The Los Angeles Times account also includes a searchable database and a location map. In the Search box beneath the lower left hand corner of the LA Times map, you can type in a city or a state, and all the entries for the requested location will be displayed beneath. KTVX Channel 4 identified three people who were LDS members at the time they offended; Eric Hacking from Orem, Leroy Harvey Richins from Provo, and Gerald Burgie of Ogden, and in a separate story, reported that Burgie is currently in a Texas prison serving a sentence for child porn. I also discovered a fourth offender who was a Mormon; Kenneth Rarick, who was in Fairbanks, AK in 1982. In response to a KTVX query, LDS Church spokesman Scott Trotter said, "....the Church has zero tolerance for abuse of any kind and is extremely proactive in its efforts to prevent it and help victims when it does occur."

It is because the Church of Jesus Christ of Latter-day Saints uses Scouting as the primary youth program for boys that attention has been directed toward the Church as well. So LDS blogger Joanna Brooks decided to research the issue to find out if LDS Boy Scout troops had been more or less susceptible to sexual abuse than other troops. And on October 19th, 2012, she published her findings in Religion Dispatches:

Today, a whopping 34 percent of Boy Scout troops nationwide are co-sponsored by the Church of Jesus Christ of Latter-day Saints. But sources who have scrutinized the BSA’s so-called “perversion files” report that fewer than 2 percent of the cases documented therein are connected with Mormons. It is believed that LDS Church may have handled child abuse cases internally rather than reporting them to BSA officials.

Of course, it is also possible that some cases were never reported at all, but merely swept under the rug. Sexual abuse of youth did not receive the public scrutiny 10-20-30 years ago that it gets today.
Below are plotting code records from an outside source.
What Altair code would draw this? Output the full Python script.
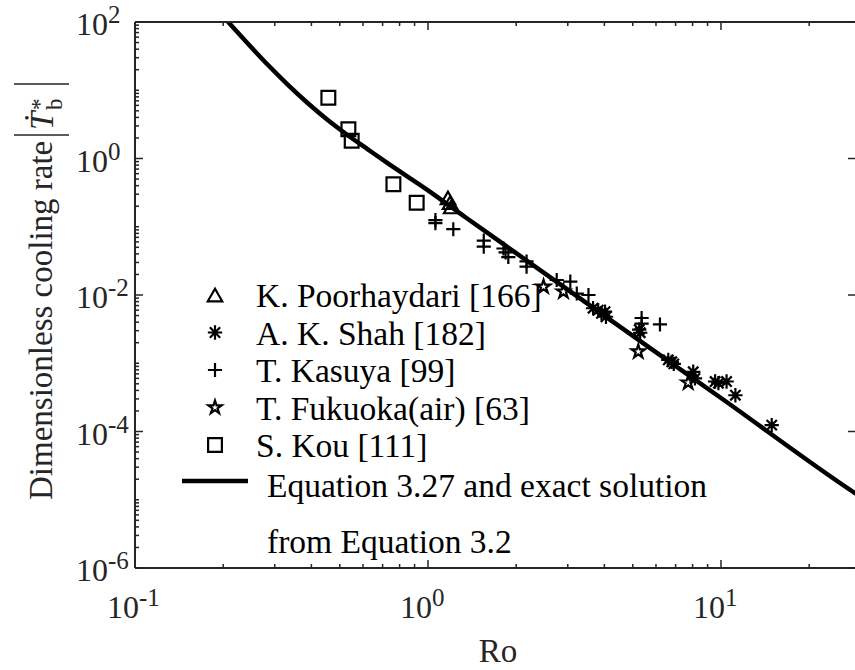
import altair as alt
import pandas as pd

W, H = 720, 546
FONT = "Liberation Serif"
AX = "#262626"

# ---------------- data ----------------
curve_x = [0.19, 0.208, 0.237, 0.285, 0.334, 0.390, 0.457, 0.528, 0.625, 0.732, 1.0,
           1.338, 2.0, 3.5, 5.86, 10.0, 28.6, 30.0]
curve_y = [154, 100, 54, 23.2, 11.8, 6.4, 3.6, 2.25, 1.35, 0.84, 0.342,
           0.139, 0.041, 0.00746, 0.00156, 3.1e-4, 1.26e-5, 1.1e-5]

names = ["K. Poorhaydari [166]", "A. K. Shah [182]", "T. Kasuya [99]",
         "T. Fukuoka(air) [63]", "S. Kou [111]"]

poor_x = [1.17, 1.19, 1.20]
poor_y = [0.265, 0.225, 0.195]

shah_x = [3.66, 3.81, 3.91, 4.02, 4.05, 5.26, 5.30, 6.61, 6.79, 6.90, 8.04, 8.15,
          9.55, 9.80, 10.45, 11.2, 14.9]
shah_y = [0.0064, 0.0060, 0.0054, 0.0057, 0.0048, 0.0031, 0.0028, 0.00112, 0.00105,
          0.00098, 7.5e-4, 6.0e-4, 5.4e-4, 5.1e-4, 5.4e-4, 3.4e-4, 1.24e-4]

kas_x = [1.06, 1.06, 1.22, 1.55, 1.55, 1.81, 1.84, 1.88, 2.17, 2.17, 2.75, 3.06,
         3.22, 3.53, 5.36, 5.36, 6.19]
kas_y = [0.125, 0.113, 0.092, 0.0625, 0.051, 0.048, 0.042, 0.036, 0.031, 0.026,
         0.0166, 0.0157, 0.0105, 0.0100, 0.0046, 0.0038, 0.0037]

fuk_x = [2.48, 2.90, 5.22, 7.73]
fuk_y = [0.0132, 0.0112, 0.00148, 5.2e-4]

kou_x = [0.457, 0.535, 0.549, 0.762, 0.915]
kou_y = [7.78, 2.68, 1.82, 0.419, 0.225]

# tick values / labels
x_major = [0.1, 1, 10]
x_exp = ["-1", "0", "1"]
x_minor = [0.2, 0.3, 0.4, 0.5, 0.6, 0.7, 0.8, 0.9, 2, 3, 4, 5, 6, 7, 8, 9, 20]
y_major = [1e2, 1e0, 1e-2, 1e-4, 1e-6]
y_exp = ["2", "0", "-2", "-4", "-6"]
y_decades = [1e-6, 1e-5, 1e-4, 1e-3, 1e-2, 1e-1, 1e0, 1e1]
y_minor = [m * d for d in y_decades for m in [2, 3, 4, 5, 6, 7, 8, 9]] + [1e1, 1e-1, 1e-3, 1e-5]

# ---------------- scales ----------------
xs = alt.Scale(type="log", domain=[0.1, 28.67], nice=False, zero=False)
ys = alt.Scale(type="log", domain=[1e-6, 1e2], nice=False, zero=False)

ast = "M-1,0L1,0M0,-1L0,1M-0.72,-0.72L0.72,0.72M-0.72,0.72L0.72,-0.72"
plus = "M-1,0L1,0M0,-1L0,1"
star = ("M0,-1L0.2245,-0.309L0.951,-0.309L0.363,0.118L0.588,0.809L0,0.382"
        "L-0.588,0.809L-0.363,0.118L-0.951,-0.309L-0.2245,-0.309Z")
shapes = ["triangle-up", ast, plus, star, "square"]
sizes = [210, 190, 210, 300, 140]
shape_enc = alt.Shape("name:N", scale=alt.Scale(domain=names, range=shapes), legend=None)
size_enc = alt.Size("name:N", scale=alt.Scale(domain=names, range=sizes), legend=None)

series = [(poor_x, poor_y), (shah_x, shah_y), (kas_x, kas_y), (fuk_x, fuk_y), (kou_x, kou_y)]
rows = []
for nm, (sx, sy) in zip(names, series):
    for a, b in zip(sx, sy):
        rows.append({"name": nm, "x": a, "y": b})
pts = pd.DataFrame(rows)
curve = pd.DataFrame({"x": curve_x, "y": curve_y})

one = pd.DataFrame({"k": [0]})

# ---------------- layers ----------------
line = alt.Chart(curve).mark_line(color="black", strokeWidth=4.5, clip=True,
                                  interpolate="monotone").encode(
    x=alt.X("x:Q", scale=xs, axis=None), y=alt.Y("y:Q", scale=ys, axis=None))

points = alt.Chart(pts).mark_point(filled=False, color="black", strokeWidth=2.2,
                                   opacity=1).encode(
    x=alt.X("x:Q", scale=xs, axis=None), y=alt.Y("y:Q", scale=ys, axis=None),
    shape=shape_enc, size=size_enc)

frame_top = alt.Chart(one).mark_rule(color=AX, strokeWidth=2).encode(
    x=alt.value(0), x2=alt.value(W), y=alt.value(0))
frame_bot = alt.Chart(one).mark_rule(color=AX, strokeWidth=2).encode(
    x=alt.value(0), x2=alt.value(W), y=alt.value(H))
frame_left = alt.Chart(one).mark_rule(color=AX, strokeWidth=2).encode(
    x=alt.value(0), y=alt.value(0), y2=alt.value(H))

xmaj_df = pd.DataFrame({"v": x_major, "e": x_exp})
xmin_df = pd.DataFrame({"v": x_minor})
ymaj_df = pd.DataFrame({"v": y_major, "e": y_exp})
ymin_df = pd.DataFrame({"v": y_minor})


def xticks(df, length, top):
    y0 = 0 if top else H
    y1 = length if top else H - length
    return alt.Chart(df).mark_rule(color=AX, strokeWidth=1.5).encode(
        x=alt.X("v:Q", scale=xs, axis=None), y=alt.value(y0), y2=alt.value(y1))


def yticks(df, length, right):
    x0 = W if right else 0
    x1 = W - length if right else length
    return alt.Chart(df).mark_rule(color=AX, strokeWidth=1.5).encode(
        y=alt.Y("v:Q", scale=ys, axis=None), x=alt.value(x0), x2=alt.value(x1))


ticks = [xticks(xmaj_df, 8, False), xticks(xmin_df, 4, False),
         xticks(xmaj_df, 8, True), xticks(xmin_df, 4, True),
         yticks(ymaj_df, 8, False), yticks(ymin_df, 4, False),
         yticks(ymaj_df, 7, True)]

xlab_base = alt.Chart(xmaj_df).mark_text(font=FONT, fontSize=32, color=AX, align="right",
                                         baseline="alphabetic", dx=4).encode(
    x=alt.X("v:Q", scale=xs, axis=None), y=alt.value(H + 50), text=alt.value("10"))
xlab_exp = alt.Chart(xmaj_df).mark_text(font=FONT, fontSize=25, color=AX, align="left",
                                        baseline="alphabetic", dx=4).encode(
    x=alt.X("v:Q", scale=xs, axis=None), y=alt.value(H + 38), text="e:N")

ylab_base = alt.Chart(ymaj_df).mark_text(font=FONT, fontSize=32, color=AX, align="right",
                                         baseline="alphabetic", dy=13).encode(
    y=alt.Y("v:Q", scale=ys, axis=None), x=alt.value(-27), text=alt.value("10"))
ylab_exp = alt.Chart(ymaj_df).mark_text(font=FONT, fontSize=25, color=AX, align="left",
                                        baseline="alphabetic", dy=1).encode(
    y=alt.Y("v:Q", scale=ys, axis=None), x=alt.value(-27), text="e:N")

xtitle = alt.Chart(pd.DataFrame({"t": ["Ro"]})).mark_text(
    font=FONT, fontSize=33, color=AX, align="center", baseline="alphabetic").encode(
    x=alt.value(363), y=alt.value(640), text="t:N")

# y title (rotated), composed of pieces
ytitle_main = alt.Chart(pd.DataFrame({"t": ["Dimensionless cooling rate"]})).mark_text(
    font=FONT, fontSize=33, color=AX, align="left", baseline="alphabetic", angle=270).encode(
    x=alt.value(-83), y=alt.value(478), text="t:N")
ytitle_T = alt.Chart(pd.DataFrame({"t": ["Ṫ"]})).mark_text(
    font=FONT, fontSize=33, fontStyle="italic", color=AX, align="left",
    baseline="alphabetic", angle=270).encode(
    x=alt.value(-82), y=alt.value(108), text="t:N")
ytitle_star = alt.Chart(pd.DataFrame({"t": ["*"]})).mark_text(
    font=FONT, fontSize=23, color=AX, align="left", baseline="alphabetic", angle=270).encode(
    x=alt.value(-88), y=alt.value(88), text="t:N")
ytitle_b = alt.Chart(pd.DataFrame({"t": ["b"]})).mark_text(
    font=FONT, fontSize=23, color=AX, align="left", baseline="alphabetic", angle=270).encode(
    x=alt.value(-73), y=alt.value(88), text="t:N")
bar1 = alt.Chart(one).mark_rule(color=AX, strokeWidth=1.6).encode(
    x=alt.value(-121), x2=alt.value(-66), y=alt.value(113))
bar2 = alt.Chart(one).mark_rule(color=AX, strokeWidth=1.6).encode(
    x=alt.value(-121), x2=alt.value(-66), y=alt.value(62))

# legend (manual)
leg_df = pd.DataFrame({"name": names})
leg_y = alt.Y("name:N", scale=alt.Scale(type="point", domain=names, range=[273, 423],
                                        padding=0), axis=None)
leg_sym = alt.Chart(leg_df).mark_point(filled=False, color="black", strokeWidth=2.2,
                                       opacity=1).encode(
    x=alt.value(80), y=leg_y, shape=shape_enc, size=size_enc)
leg_txt = alt.Chart(leg_df).mark_text(font=FONT, fontSize=33.5, color="black", align="left",
                                      baseline="middle", dy=2).encode(
    x=alt.value(121), y=leg_y, text="name:N")
leg_line = alt.Chart(one).mark_rule(color="black", strokeWidth=4.5).encode(
    x=alt.value(47), x2=alt.value(113), y=alt.value(459))
eq_df = pd.DataFrame({"t": ["Equation 3.27 and exact solution"]})
eq_txt = alt.Chart(eq_df).mark_text(font=FONT, fontSize=33.5, color="black", align="left",
                                    baseline="alphabetic").encode(
    x=alt.value(132), y=alt.value(475), text="t:N")
eq2_df = pd.DataFrame({"t": ["from Equation 3.2"]})
eq2_txt = alt.Chart(eq2_df).mark_text(font=FONT, fontSize=33.5, color="black", align="left",
                                      baseline="alphabetic").encode(
    x=alt.value(132), y=alt.value(531), text="t:N")

chart = alt.layer(
    line, points, frame_top, frame_bot, frame_left, *ticks,
    xlab_base, xlab_exp, ylab_base, ylab_exp, xtitle,
    ytitle_main, ytitle_T, ytitle_star, ytitle_b, bar1, bar2,
    leg_sym, leg_txt, leg_line, eq_txt, eq2_txt,
).resolve_scale(y="independent").properties(
    width=W, height=H,
    padding={"left": 135, "top": 22, "right": 0, "bottom": 102},
    autosize=alt.AutoSizeParams(type="none"),
    background="white",
).configure_view(stroke=None)

chart.save("out.html", embed_options={"renderer": "svg", "actions": False})
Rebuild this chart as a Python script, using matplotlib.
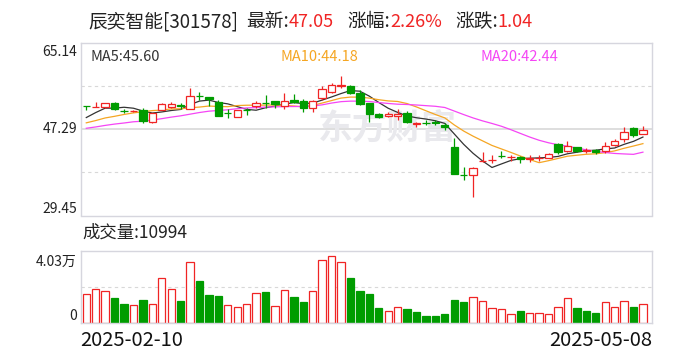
import matplotlib
matplotlib.use("Agg")
import matplotlib.pyplot as plt
from matplotlib.patches import Rectangle
import numpy as np
import pandas as pd

plt.rcParams['font.family'] = ['Noto Sans CJK SC', 'DejaVu Sans']

# daily candles 2025-02-10 .. 2025-05-08
opens = [52.10, 51.85, 51.82, 52.71, 51.06, 51.00, 51.27, 48.73, 51.27, 51.95,
         52.18, 51.41, 54.17, 53.89, 52.92, 50.70, 49.76, 51.29, 52.09, 52.67,
         53.12, 52.09, 53.33, 53.12, 51.62, 53.68, 54.92, 56.30, 56.21, 54.71,
         52.61, 50.38, 50.03, 50.09, 50.59, 48.45, 48.59, 48.66, 48.24, 43.70,
         37.89, 37.73, 40.73, 40.93, 41.69, 41.43, 41.52, 41.20, 41.25, 41.31,
         44.20, 42.76, 43.58, 42.76, 43.02, 42.67, 44.05, 45.23, 47.56, 46.26]
highs = [52.15, 52.85, 52.75, 52.80, 51.41, 51.20, 51.74, 50.65, 52.77, 52.85,
         52.65, 55.87, 54.98, 54.00, 53.33, 51.37, 51.30, 51.74, 53.02, 54.30,
         53.20, 54.71, 54.50, 53.47, 53.25, 56.28, 56.77, 58.28, 56.42, 55.39,
         52.70, 50.71, 50.86, 51.41, 51.12, 48.79, 49.21, 49.21, 48.59, 45.56,
         39.46, 39.46, 42.47, 41.93, 42.82, 41.99, 41.64, 41.99, 41.99, 42.34,
         44.41, 44.88, 43.70, 43.29, 43.17, 44.73, 45.23, 47.83, 47.83, 47.97]
lows = [51.27, 51.80, 51.68, 51.30, 50.59, 50.85, 48.65, 48.65, 51.20, 51.74,
        51.47, 51.35, 53.33, 52.15, 50.00, 49.62, 49.70, 50.24, 51.74, 51.74,
        51.68, 51.53, 52.65, 50.92, 50.92, 53.33, 54.85, 55.74, 54.60, 52.30,
        48.86, 49.56, 49.89, 49.21, 48.65, 47.83, 48.24, 48.24, 47.15, 37.95,
        36.84, 33.27, 40.40, 40.28, 41.31, 40.75, 40.28, 40.43, 40.61, 41.25,
        42.20, 42.55, 42.47, 42.34, 42.13, 42.34, 43.85, 44.61, 45.76, 46.26]
closes = [52.05, 51.90, 52.65, 51.41, 51.02, 51.06, 49.00, 50.59, 52.51, 52.51,
          52.15, 54.09, 54.13, 53.53, 50.09, 50.69, 51.27, 51.26, 52.65, 52.64,
          52.51, 53.18, 52.86, 51.62, 53.18, 55.60, 56.42, 56.36, 54.71, 52.51,
          50.51, 49.89, 50.38, 50.44, 48.86, 48.62, 48.56, 48.63, 47.70, 38.01,
          37.86, 39.25, 40.76, 40.96, 41.66, 41.46, 41.11, 41.23, 41.31, 42.13,
          42.47, 43.85, 42.82, 42.92, 42.61, 43.85, 44.75, 46.60, 46.01, 47.05]
# closes before the window, only used so the moving averages start where they do
pre_closes = [46.5, 46.3, 45.9, 46.6, 46.0, 46.5, 45.8, 46.9, 46.2, 46.8,
              47.2, 47.3, 48.0, 47.2, 47.8, 46.75, 48.10, 51.41, 50.09]

# volume in 万 and whether the bar is drawn red
vol_wan = [1.73, 2.02, 1.91, 1.49, 1.15, 1.07, 1.37, 1.13, 2.70, 2.04,
           1.31, 3.67, 2.52, 1.69, 1.61, 1.07, 0.93, 1.13, 1.79, 1.87,
           1.01, 1.97, 1.57, 1.27, 1.91, 3.79, 4.03, 3.67, 2.70, 1.93,
           1.75, 0.91, 0.71, 0.95, 0.83, 0.66, 0.40, 0.40, 0.54, 1.37,
           1.27, 1.53, 1.31, 0.87, 0.83, 0.52, 0.73, 0.58, 0.58, 0.52,
           0.93, 1.47, 0.89, 0.73, 0.60, 1.25, 0.95, 1.29, 0.95, 1.10]
vol_up = [1, 1, 1, 0, 0, 1, 0, 1, 1, 1,
          0, 1, 0, 0, 0, 1, 1, 1, 1, 0,
          1, 1, 0, 0, 1, 1, 1, 1, 0, 0,
          0, 0, 1, 1, 0, 0, 0, 0, 0, 0,
          0, 1, 1, 1, 1, 1, 0, 1, 1, 1,
          1, 1, 0, 0, 0, 1, 1, 1, 0, 1]

price_ticks = [65.14, 47.29, 29.45]
vol_top_label = "4.03万"
date_labels = ["2025-02-10", "2025-05-08"]
title_parts = [("辰奕智能[301578]", 0), ("最新:", 0), ("47.05", 1), ("涨幅:", 0),
               ("2.26%", 1), ("涨跌:", 0), ("1.04", 1)]
ma_labels = ["MA5:45.60", "MA10:44.18", "MA20:42.44"]
volume_label = "成交量:10994"

RED = "#f02424"
GREEN = "#009c00"
MA_COLORS = ["#333333", "#f5a623", "#f545f5"]
FRAME = "#d6d6de"

W, H = 688, 360
fig = plt.figure(figsize=(W / 100, H / 100), dpi=100)


def fx(x):
    return x / W


def fy(y):
    return 1 - y / H


n = len(closes)
x = np.arange(n)
xlim = (-0.56, n - 0.07)
bw = 0.78

ax = fig.add_axes([fx(81), fy(215.5), fx(651.7) - fx(81), fy(42.7) - fy(215.5)])
vax = fig.add_axes([fx(81), fy(322.7), fx(651.7) - fx(81), fy(251) - fy(322.7)])

for a in (ax, vax):
    a.set_xlim(*xlim)
    a.set_xticks([])
    a.set_yticks([])
    for s in a.spines.values():
        s.set_color(FRAME)
        s.set_linewidth(1.0)

ax.set_ylim(price_ticks[2], price_ticks[0])

# grid
ax.axhline(price_ticks[1], color="#d4d4d4", lw=1.1, zorder=0)
for v in [(price_ticks[0] + price_ticks[1]) / 2, (price_ticks[1] + price_ticks[2]) / 2]:
    ax.axhline(v, color="#d8d8d8", lw=0.8, dashes=(3, 3), zorder=0)

# watermark
ax.text(0.415, 0.505, "东方财富", transform=ax.transAxes, fontsize=25, fontweight="bold",
        color="#e9e9ed", ha="left", va="center", zorder=0)

# moving averages
allc = pd.Series(pre_closes + closes)
k = len(pre_closes)
for p, col in zip([5, 10, 20], MA_COLORS):
    ma = allc.rolling(p).mean().iloc[k:].values
    ax.plot(x, ma, color=col, lw=0.9, zorder=2)

# candles
for i in range(n):
    o, h, l, c = opens[i], highs[i], lows[i], closes[i]
    up = c >= o
    col = RED if up else GREEN
    top, bot = max(o, c), min(o, c)
    ax.vlines(i, top, h, color=col, lw=0.9, zorder=3)
    ax.vlines(i, l, bot, color=col, lw=0.9, zorder=3)
    ax.add_patch(Rectangle((i - bw / 2, bot), bw, max(top - bot, 0.02),
                           facecolor="white" if up else col, edgecolor=col,
                           lw=0.9, zorder=4))

# volume
vax.set_ylim(0, 4.33)
vax.axhline(4.33 / 2, color="#d8d8d8", lw=0.8, dashes=(3, 3), zorder=0)
vcols = [RED if u else GREEN for u in vol_up]
vax.bar(x, vol_wan, width=bw, color=["white" if u else GREEN for u in vol_up],
        edgecolor=vcols, lw=0.9, zorder=2)

# axis labels
lab = dict(fontsize=10, color="#222222", ha="right")
fig.text(fx(77), fy(51.7), f"{price_ticks[0]:.2f}", va="center", **lab)
fig.text(fx(77), fy(129.3), f"{price_ticks[1]:.2f}", va="center", **lab)
fig.text(fx(77), fy(208.5), f"{price_ticks[2]:.2f}", va="center", **lab)
fig.text(fx(77), fy(262), vol_top_label, va="center", **lab)
fig.text(fx(77), fy(316), "0", va="center", **lab)

fig.text(fx(80), fy(340), date_labels[0], fontsize=14.5, color="#111111", ha="left", va="center")
fig.text(fx(652), fy(340), date_labels[1], fontsize=14.5, color="#111111", ha="right", va="center")

fig.text(fx(82), fy(233), volume_label, fontsize=12.5, color="#222222", ha="left", va="center")

for lbl, xp, col in zip(ma_labels, [90, 280, 480], MA_COLORS):
    fig.text(fx(xp), fy(57.3), lbl, fontsize=10.5, color=col, ha="left", va="center")

# title, pieces chained one after the other
gaps = [0, 5.8, 0, 10.0, 0, 9.0, 0]
prev = fig.text(fx(88), fy(21.7), title_parts[0][0], fontsize=13.5, color="#222222",
                ha="left", va="center")
for (txt, hl), g in zip(title_parts[1:], gaps[1:]):
    prev = ax.annotate(txt, xy=(1, 0.5), xycoords=prev, xytext=(g, 0),
                       textcoords="offset points", fontsize=13 if hl else 13.5,
                       color=RED if hl else "#222222", ha="left", va="center",
                       annotation_clip=False)

fig.savefig("out.png", dpi=100)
In 1995, the Mormon Alliance published its own findings, which are available through this portal. Nevertheless, Brooks' analysis still shows that LDS Boy Scout troops had disproportionately fewer incidences of sexual abuse than other troops. And while Brooks is a faithful member of the Church, she hardly has a reputation for being a shill or apologist, so her conclusions can be trusted.

LDS Scoutmasters have a greater incentive than most to control their behavior. In addition to facing criminal justice, LDS Scoutmasters who sexually abuse their charges also face Church discipline -- which in this case, most often means excommunication. Then, after they return, their records are annotated for the rest of their lives, so that they are not placed in positions of unsupervised contact with youths.